GIVEN EXERCISE: Transcribe the whole listing without a single picture.

SUPPLIED DATA:

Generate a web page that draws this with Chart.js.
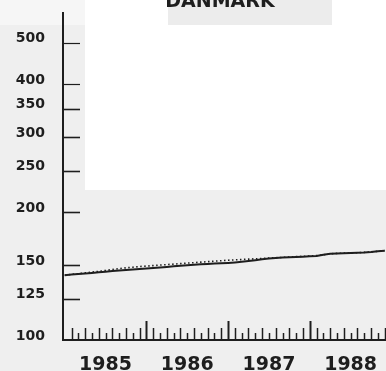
<!DOCTYPE html>
<html>
<head>
<meta charset="utf-8">
<script src="https://cdn.jsdelivr.net/npm/chart.js@4"></script>
<style>
 html, body { margin: 0; padding: 0; background: #efefef; }
 #wrap { position: relative; width: 386px; height: 371px; }
</style>
</head>
<body>
<div id="wrap"><canvas id="chart" width="386" height="371"></canvas></div>
<script>
const title = 'DANMARK';
const years = ['1985', '1986', '1987', '1988'];
const yTicks = [100, 125, 150, 200, 250, 300, 350, 400, 500];

// monthly values, Jan 1985 .. Dec 1988
const solidSeries = [
 142.0, 142.5, 143.0, 143.4, 143.8, 144.3, 144.7, 145.2, 145.6, 146.1, 146.5, 146.9,
 147.3, 147.7, 148.1, 148.5, 149.0, 149.4, 149.8, 150.2, 150.6, 150.9, 151.2, 151.5,
 151.8, 152.2, 152.7, 153.3, 154.0, 154.8, 155.4, 155.8, 156.2, 156.5, 156.8, 157.0,
 157.3, 157.6, 158.6, 159.5, 159.8, 160.0, 160.2, 160.4, 160.6, 161.0, 161.6, 162.2
];
const dottedSeries = [
 142.0, 142.6, 143.2, 143.8, 144.4, 145.0, 145.7, 146.4, 147.2, 147.8, 148.3, 148.8,
 149.2, 149.6, 150.0, 150.4, 150.8, 151.2, 151.6, 152.0, 152.4, 152.8, 153.2, 153.6,
 154.0, 154.3, 154.6, 154.9, 155.2, 155.5, 155.8, 156.1, 156.4, 156.7, 157.0, 157.3,
 157.6, 157.9, 158.6, 159.4, 159.8, 160.0, 160.2, 160.4, 160.7, 161.1, 161.6, 162.2
];

const ink = '#1e1e1e';
const toPoints = arr => arr.map((v, i) => ({ x: i, y: v }));

// scan background patches + title
const paperPlugin = {
 id: 'paper',
 beforeDraw(chart) {
  const c = chart.ctx;
  c.save();
  c.fillStyle = '#efefef';
  c.fillRect(0, 0, chart.width, chart.height);
  c.fillStyle = '#ffffff';
  c.fillRect(85, 0, 301, 190);
  c.fillStyle = '#f6f6f6';
  c.fillRect(0, 0, 85, 25);
  c.fillStyle = '#ececec';
  c.fillRect(168, 0, 164, 25);
  c.restore();
 },
 afterDraw(chart) {
  const c = chart.ctx;
  const x = chart.scales.x, y = chart.scales.y;
  c.save();
  c.strokeStyle = ink;
  c.lineCap = 'butt';
  // x tick marks pointing into the plot
  const bottom = chart.chartArea.bottom;
  for (let m = 1; m < 48; m++) {
   const px = Math.round(x.getPixelForValue(m)) + 0.5;
   const len = m % 12 === 0 ? 19 : (m % 2 === 1 ? 12 : 7);
   c.lineWidth = m % 12 === 0 ? 2 : 1.5;
   c.beginPath();
   c.moveTo(px, bottom);
   c.lineTo(px, bottom - len);
   c.stroke();
  }
  // y tick marks pointing into the plot
  const left = chart.chartArea.left;
  yTicks.forEach(v => {
   if (v === 100) return;
   const py = Math.round(y.getPixelForValue(v)) + 0.5;
   c.lineWidth = v >= 400 ? 1.2 : 1.6;
   c.beginPath();
   c.moveTo(left, py);
   c.lineTo(left + 17, py);
   c.stroke();
  });
  // title, cut by the top edge like the scan
  c.fillStyle = ink;
  c.font = 'bold 19px "DejaVu Sans"';
  c.textAlign = 'center';
  c.textBaseline = 'alphabetic';
  c.fillText(title, 220, 7);
  c.restore();
 }
};

new Chart(document.getElementById('chart'), {
 type: 'line',
 data: {
  datasets: [
   {
    label: 'solid',
    data: toPoints(solidSeries),
    borderColor: ink,
    borderWidth: 2,
    pointRadius: 0,
    tension: 0
   },
   {
    label: 'dotted',
    data: toPoints(dottedSeries),
    borderColor: ink,
    borderWidth: 1.6,
    borderDash: [1.5, 2.5],
    pointRadius: 0,
    tension: 0
   }
  ]
 },
 options: {
  responsive: false,
  animation: false,
  clip: false,
  layout: { padding: { top: 13, right: 0, left: 0, bottom: 0 } },
  plugins: { legend: { display: false }, tooltip: { enabled: false } },
  scales: {
   x: {
    type: 'linear',
    min: -0.25,
    max: 47.2,
    afterFit: s => {
     s.height = 31;
     s.paddingLeft = 0; s.paddingRight = 0;
    },
    afterBuildTicks: s => { s.ticks = years.map((_, i) => ({ value: i * 12 + 6 })); },
    ticks: {
     autoSkip: false,
     maxRotation: 0,
     padding: 14,
     color: ink,
     font: { family: 'DejaVu Sans', size: 19, weight: 'bold' },
     callback: v => years[Math.floor(v / 12)]
    },
    grid: { drawOnChartArea: false, drawTicks: false },
    border: { color: ink, width: 2 }
   },
   y: {
    type: 'logarithmic',
    min: 100,
    max: 587,
    afterFit: s => {
     s.width = 63;
     s.paddingTop = 0; s.paddingBottom = 0;
    },
    afterBuildTicks: s => { s.ticks = yTicks.map(v => ({ value: v })); },
    ticks: {
     autoSkip: false,
     padding: 18,
     labelOffset: -4,
     color: ink,
     font: { family: 'DejaVu Sans', size: 14, weight: 'bold' },
     callback: v => String(v)
    },
    grid: { drawOnChartArea: false, drawTicks: false },
    border: { color: ink, width: 2 }
   }
  }
 },
 plugins: [paperPlugin]
});
</script>
</body>
</html>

TASK RESPONSE:
Generate a web page that draws this with Chart.js.
<!DOCTYPE html>
<html>
<head>
<meta charset="utf-8">
<script src="https://cdn.jsdelivr.net/npm/chart.js@4"></script>
<style>
 html, body { margin: 0; padding: 0; background: #efefef; }
 #wrap { position: relative; width: 386px; height: 371px; }
</style>
</head>
<body>
<div id="wrap"><canvas id="chart" width="386" height="371"></canvas></div>
<script>
const title = 'DANMARK';
const years = ['1985', '1986', '1987', '1988'];
const yTicks = [100, 125, 150, 200, 250, 300, 350, 400, 500];

// monthly values, Jan 1985 .. Dec 1988
const solidSeries = [
 142.0, 142.5, 143.0, 143.4, 143.8, 144.3, 144.7, 145.2, 145.6, 146.1, 146.5, 146.9,
 147.3, 147.7, 148.1, 148.5, 149.0, 149.4, 149.8, 150.2, 150.6, 150.9, 151.2, 151.5,
 151.8, 152.2, 152.7, 153.3, 154.0, 154.8, 155.4, 155.8, 156.2, 156.5, 156.8, 157.0,
 157.3, 157.6, 158.6, 159.5, 159.8, 160.0, 160.2, 160.4, 160.6, 161.0, 161.6, 162.2
];
const dottedSeries = [
 142.0, 142.6, 143.2, 143.8, 144.4, 145.0, 145.7, 146.4, 147.2, 147.8, 148.3, 148.8,
 149.2, 149.6, 150.0, 150.4, 150.8, 151.2, 151.6, 152.0, 152.4, 152.8, 153.2, 153.6,
 154.0, 154.3, 154.6, 154.9, 155.2, 155.5, 155.8, 156.1, 156.4, 156.7, 157.0, 157.3,
 157.6, 157.9, 158.6, 159.4, 159.8, 160.0, 160.2, 160.4, 160.7, 161.1, 161.6, 162.2
];

const ink = '#1e1e1e';
const toPoints = arr => arr.map((v, i) => ({ x: i, y: v }));

// scan background patches + title
const paperPlugin = {
 id: 'paper',
 beforeDraw(chart) {
  const c = chart.ctx;
  c.save();
  c.fillStyle = '#efefef';
  c.fillRect(0, 0, chart.width, chart.height);
  c.fillStyle = '#ffffff';
  c.fillRect(85, 0, 301, 190);
  c.fillStyle = '#f6f6f6';
  c.fillRect(0, 0, 85, 25);
  c.fillStyle = '#ececec';
  c.fillRect(168, 0, 164, 25);
  c.restore();
 },
 afterDraw(chart) {
  const c = chart.ctx;
  const x = chart.scales.x, y = chart.scales.y;
  c.save();
  c.strokeStyle = ink;
  c.lineCap = 'butt';
  // x tick marks pointing into the plot
  const bottom = chart.chartArea.bottom;
  for (let m = 1; m < 48; m++) {
   const px = Math.round(x.getPixelForValue(m)) + 0.5;
   const len = m % 12 === 0 ? 19 : (m % 2 === 1 ? 12 : 7);
   c.lineWidth = m % 12 === 0 ? 2 : 1.5;
   c.beginPath();
   c.moveTo(px, bottom);
   c.lineTo(px, bottom - len);
   c.stroke();
  }
  // y tick marks pointing into the plot
  const left = chart.chartArea.left;
  yTicks.forEach(v => {
   if (v === 100) return;
   const py = Math.round(y.getPixelForValue(v)) + 0.5;
   c.lineWidth = v >= 400 ? 1.2 : 1.6;
   c.beginPath();
   c.moveTo(left, py);
   c.lineTo(left + 17, py);
   c.stroke();
  });
  // title, cut by the top edge like the scan
  c.fillStyle = ink;
  c.font = 'bold 19px "DejaVu Sans"';
  c.textAlign = 'center';
  c.textBaseline = 'alphabetic';
  c.fillText(title, 220, 7);
  c.restore();
 }
};

new Chart(document.getElementById('chart'), {
 type: 'line',
 data: {
  datasets: [
   {
    label: 'solid',
    data: toPoints(solidSeries),
    borderColor: ink,
    borderWidth: 2,
    pointRadius: 0,
    tension: 0
   },
   {
    label: 'dotted',
    data: toPoints(dottedSeries),
    borderColor: ink,
    borderWidth: 1.6,
    borderDash: [1.5, 2.5],
    pointRadius: 0,
    tension: 0
   }
  ]
 },
 options: {
  responsive: false,
  animation: false,
  clip: false,
  layout: { padding: { top: 13, right: 0, left: 0, bottom: 0 } },
  plugins: { legend: { display: false }, tooltip: { enabled: false } },
  scales: {
   x: {
    type: 'linear',
    min: -0.25,
    max: 47.2,
    afterFit: s => {
     s.height = 31;
     s.paddingLeft = 0; s.paddingRight = 0;
    },
    afterBuildTicks: s => { s.ticks = years.map((_, i) => ({ value: i * 12 + 6 })); },
    ticks: {
     autoSkip: false,
     maxRotation: 0,
     padding: 14,
     color: ink,
     font: { family: 'DejaVu Sans', size: 19, weight: 'bold' },
     callback: v => years[Math.floor(v / 12)]
    },
    grid: { drawOnChartArea: false, drawTicks: false },
    border: { color: ink, width: 2 }
   },
   y: {
    type: 'logarithmic',
    min: 100,
    max: 587,
    afterFit: s => {
     s.width = 63;
     s.paddingTop = 0; s.paddingBottom = 0;
    },
    afterBuildTicks: s => { s.ticks = yTicks.map(v => ({ value: v })); },
    ticks: {
     autoSkip: false,
     padding: 18,
     labelOffset: -4,
     color: ink,
     font: { family: 'DejaVu Sans', size: 14, weight: 'bold' },
     callback: v => String(v)
    },
    grid: { drawOnChartArea: false, drawTicks: false },
    border: { color: ink, width: 2 }
   }
  }
 },
 plugins: [paperPlugin]
});
</script>
</body>
</html>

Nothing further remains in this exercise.